Olhar para nossas feridas não significa deixá-las comandar. Não significa negá-las ou fingir que elas não existem. Pelo contrário: significa reconhecê-las, dar-lhes um lugar dentro de nós, mas não o controle. É saber que elas fazem parte da nossa história, mas não definem quem somos.
Dizer "eu não sou essa dor" é um ato de resistência. É ter coragem de olhar para o sofrimento e dizer: "Eu vejo você, eu escuto você, mas você não é tudo o que eu sou. Você não será o único capítulo da minha história." É nesse enfrentamento que começa a reconstrução de significados.
Dialogar com a dor, em vez de fugir dela, é um ato transformador. É compreender que o que nos machuca carrega mensagens, lições e até mesmo possibilidades de crescimento. Não se trata de romantizar o sofrimento, mas de perceber que ele pode ser um catalisador para novas narrativas, mais justas e mais livres.
A dor não precisa ser silenciada, mas pode ser simbolizada. Quando construímos discursos simbólicos para enfrentá-la – seja através de palavras, arte, terapia, ou simples reflexões internas – começamos a dar um sentido àquilo que parecia insuportável. Criamos uma narrativa que não ignora a dor, mas que também não se rende a ela.

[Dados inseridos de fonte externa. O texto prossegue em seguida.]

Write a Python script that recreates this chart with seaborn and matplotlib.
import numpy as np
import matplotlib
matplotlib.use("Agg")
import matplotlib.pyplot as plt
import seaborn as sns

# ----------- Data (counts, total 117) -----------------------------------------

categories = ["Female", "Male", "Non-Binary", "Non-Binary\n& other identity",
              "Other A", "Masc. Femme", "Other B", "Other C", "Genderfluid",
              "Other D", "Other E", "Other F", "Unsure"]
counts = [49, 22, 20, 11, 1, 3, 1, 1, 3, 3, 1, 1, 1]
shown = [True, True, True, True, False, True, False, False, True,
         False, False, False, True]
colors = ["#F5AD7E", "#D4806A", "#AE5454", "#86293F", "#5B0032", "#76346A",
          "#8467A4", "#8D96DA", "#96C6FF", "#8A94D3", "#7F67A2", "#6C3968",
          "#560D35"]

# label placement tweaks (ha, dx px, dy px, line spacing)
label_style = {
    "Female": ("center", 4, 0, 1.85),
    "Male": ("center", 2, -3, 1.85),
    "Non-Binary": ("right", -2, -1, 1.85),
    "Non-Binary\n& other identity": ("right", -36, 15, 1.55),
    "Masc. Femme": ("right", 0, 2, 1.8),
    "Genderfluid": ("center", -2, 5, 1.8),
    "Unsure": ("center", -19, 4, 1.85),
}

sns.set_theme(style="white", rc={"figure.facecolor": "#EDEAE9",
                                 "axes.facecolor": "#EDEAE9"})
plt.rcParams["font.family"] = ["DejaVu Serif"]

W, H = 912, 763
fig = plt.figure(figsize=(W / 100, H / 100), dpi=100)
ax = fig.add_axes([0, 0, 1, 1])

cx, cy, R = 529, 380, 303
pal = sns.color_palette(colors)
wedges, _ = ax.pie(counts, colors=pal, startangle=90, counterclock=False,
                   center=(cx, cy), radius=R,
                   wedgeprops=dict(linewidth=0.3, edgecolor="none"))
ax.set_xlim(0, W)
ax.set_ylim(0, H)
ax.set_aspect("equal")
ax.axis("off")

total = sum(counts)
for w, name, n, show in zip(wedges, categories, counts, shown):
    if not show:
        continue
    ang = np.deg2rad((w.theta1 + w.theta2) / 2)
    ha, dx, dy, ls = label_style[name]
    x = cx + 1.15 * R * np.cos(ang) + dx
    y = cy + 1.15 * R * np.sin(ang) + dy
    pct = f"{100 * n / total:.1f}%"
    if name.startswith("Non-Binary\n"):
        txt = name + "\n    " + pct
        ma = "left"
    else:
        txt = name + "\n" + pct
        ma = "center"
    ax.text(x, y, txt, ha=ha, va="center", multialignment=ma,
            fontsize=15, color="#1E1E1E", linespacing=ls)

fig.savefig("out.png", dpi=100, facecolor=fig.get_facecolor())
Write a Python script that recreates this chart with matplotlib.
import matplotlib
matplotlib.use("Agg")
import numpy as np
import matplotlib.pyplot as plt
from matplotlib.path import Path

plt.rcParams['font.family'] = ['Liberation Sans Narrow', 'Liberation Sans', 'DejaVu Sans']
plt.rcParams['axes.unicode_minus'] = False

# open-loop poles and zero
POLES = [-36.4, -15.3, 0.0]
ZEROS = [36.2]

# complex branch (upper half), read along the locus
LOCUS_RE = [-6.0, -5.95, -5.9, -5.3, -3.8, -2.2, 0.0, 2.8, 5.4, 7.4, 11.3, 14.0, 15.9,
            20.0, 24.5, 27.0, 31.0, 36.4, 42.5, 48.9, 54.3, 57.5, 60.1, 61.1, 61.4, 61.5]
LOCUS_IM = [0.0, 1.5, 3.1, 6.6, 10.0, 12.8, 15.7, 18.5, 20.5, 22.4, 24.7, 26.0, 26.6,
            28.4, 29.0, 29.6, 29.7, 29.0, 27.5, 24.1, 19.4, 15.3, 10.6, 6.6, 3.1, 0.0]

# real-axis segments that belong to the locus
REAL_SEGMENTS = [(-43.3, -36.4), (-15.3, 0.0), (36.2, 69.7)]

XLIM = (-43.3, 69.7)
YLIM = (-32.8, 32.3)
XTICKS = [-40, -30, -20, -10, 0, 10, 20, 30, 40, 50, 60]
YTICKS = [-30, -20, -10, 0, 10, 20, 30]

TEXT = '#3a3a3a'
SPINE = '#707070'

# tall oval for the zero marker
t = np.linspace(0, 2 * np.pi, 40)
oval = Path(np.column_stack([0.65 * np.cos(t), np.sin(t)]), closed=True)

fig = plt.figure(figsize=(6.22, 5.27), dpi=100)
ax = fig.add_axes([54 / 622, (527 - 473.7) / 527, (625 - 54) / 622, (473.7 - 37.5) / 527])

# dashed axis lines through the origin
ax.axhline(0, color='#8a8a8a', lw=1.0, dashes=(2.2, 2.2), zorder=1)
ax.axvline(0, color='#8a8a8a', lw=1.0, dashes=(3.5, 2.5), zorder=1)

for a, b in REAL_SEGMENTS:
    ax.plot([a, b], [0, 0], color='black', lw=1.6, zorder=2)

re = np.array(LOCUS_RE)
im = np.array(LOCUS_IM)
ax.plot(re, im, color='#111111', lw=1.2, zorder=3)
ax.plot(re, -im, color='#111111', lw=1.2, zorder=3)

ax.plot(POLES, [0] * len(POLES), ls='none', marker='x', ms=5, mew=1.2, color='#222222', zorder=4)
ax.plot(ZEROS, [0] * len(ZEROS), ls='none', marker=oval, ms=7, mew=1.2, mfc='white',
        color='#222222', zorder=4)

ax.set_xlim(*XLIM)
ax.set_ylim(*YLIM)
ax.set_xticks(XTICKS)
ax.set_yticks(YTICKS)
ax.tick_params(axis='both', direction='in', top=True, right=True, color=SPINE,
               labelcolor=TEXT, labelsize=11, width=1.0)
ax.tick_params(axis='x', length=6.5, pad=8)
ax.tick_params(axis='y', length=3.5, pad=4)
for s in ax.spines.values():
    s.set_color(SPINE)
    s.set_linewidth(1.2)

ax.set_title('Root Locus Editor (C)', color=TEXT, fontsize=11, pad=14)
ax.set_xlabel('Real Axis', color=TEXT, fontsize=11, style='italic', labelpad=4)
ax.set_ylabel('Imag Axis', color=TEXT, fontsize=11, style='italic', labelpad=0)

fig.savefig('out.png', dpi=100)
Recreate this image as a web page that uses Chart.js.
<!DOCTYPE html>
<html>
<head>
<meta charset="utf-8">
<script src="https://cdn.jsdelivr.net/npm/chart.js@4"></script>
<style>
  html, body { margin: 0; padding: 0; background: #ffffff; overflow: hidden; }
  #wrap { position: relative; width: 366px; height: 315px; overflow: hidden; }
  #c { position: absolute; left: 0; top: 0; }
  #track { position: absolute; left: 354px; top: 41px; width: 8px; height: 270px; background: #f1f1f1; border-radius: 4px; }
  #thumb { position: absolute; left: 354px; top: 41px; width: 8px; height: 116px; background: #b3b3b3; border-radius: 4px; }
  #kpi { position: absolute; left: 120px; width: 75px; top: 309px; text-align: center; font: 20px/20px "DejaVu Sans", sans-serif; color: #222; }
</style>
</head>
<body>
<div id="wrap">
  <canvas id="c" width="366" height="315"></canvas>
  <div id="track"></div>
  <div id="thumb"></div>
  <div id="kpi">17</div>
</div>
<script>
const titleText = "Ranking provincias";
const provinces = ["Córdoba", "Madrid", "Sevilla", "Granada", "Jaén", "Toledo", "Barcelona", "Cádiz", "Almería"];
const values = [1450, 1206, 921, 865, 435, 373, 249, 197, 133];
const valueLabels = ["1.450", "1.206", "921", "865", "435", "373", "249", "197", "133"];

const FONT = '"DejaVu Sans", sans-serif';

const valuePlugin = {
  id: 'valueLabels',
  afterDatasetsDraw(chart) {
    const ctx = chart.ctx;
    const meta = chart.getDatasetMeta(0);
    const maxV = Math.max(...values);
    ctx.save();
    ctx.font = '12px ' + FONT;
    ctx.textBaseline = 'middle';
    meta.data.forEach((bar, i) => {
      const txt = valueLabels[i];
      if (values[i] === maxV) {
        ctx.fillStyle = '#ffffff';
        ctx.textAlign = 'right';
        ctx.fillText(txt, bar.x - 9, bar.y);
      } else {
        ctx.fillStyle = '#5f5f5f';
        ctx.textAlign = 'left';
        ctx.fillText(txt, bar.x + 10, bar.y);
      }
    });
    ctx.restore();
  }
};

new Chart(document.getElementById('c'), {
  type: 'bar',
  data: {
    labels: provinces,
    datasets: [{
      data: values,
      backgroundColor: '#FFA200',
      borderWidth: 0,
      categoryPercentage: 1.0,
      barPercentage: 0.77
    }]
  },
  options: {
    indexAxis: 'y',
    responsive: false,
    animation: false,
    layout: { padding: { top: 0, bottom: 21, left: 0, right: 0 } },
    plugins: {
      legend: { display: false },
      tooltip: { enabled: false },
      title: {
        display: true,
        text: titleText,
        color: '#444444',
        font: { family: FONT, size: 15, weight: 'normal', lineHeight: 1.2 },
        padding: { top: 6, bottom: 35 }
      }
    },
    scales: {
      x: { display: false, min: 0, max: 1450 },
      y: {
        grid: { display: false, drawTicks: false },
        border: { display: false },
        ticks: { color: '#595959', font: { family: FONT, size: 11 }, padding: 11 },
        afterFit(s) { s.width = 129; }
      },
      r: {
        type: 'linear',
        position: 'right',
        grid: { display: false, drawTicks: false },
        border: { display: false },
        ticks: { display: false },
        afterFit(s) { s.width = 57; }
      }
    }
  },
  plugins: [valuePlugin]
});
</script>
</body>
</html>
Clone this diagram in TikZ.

Reconstruir significados é um processo. É perceber que, embora tenhamos sido feridos, não somos só as nossas cicatrizes. Somos as escolhas que fazemos a partir delas, as pontes que construímos para atravessar os abismos. Somos, acima de tudo, a nossa capacidade de continuar, mesmo quando tudo parece perdido.
Quando dizemos “eu não sou essa dor”, afirmamos que somos mais do que aquilo que nos feriu. Somos mais do que os erros, as ausências, as quedas. Somos inteiros, mesmo com partes que ainda doem. Dialogar com a dor é o primeiro passo para transformar sofrimento em sabedoria, marcas em memórias que não nos aprisionam, mas nos moldam para o que está por vir.
Essa reconstrução não apaga o que foi vivido, mas nos permite sermos mais justos conosco. Olhar para a dor, enfrentá-la, e então seguir em frente – não como quem foge, mas como quem aprende a caminhar com mais leveza, sabendo que a dor nunca será maior do que a força de continuar.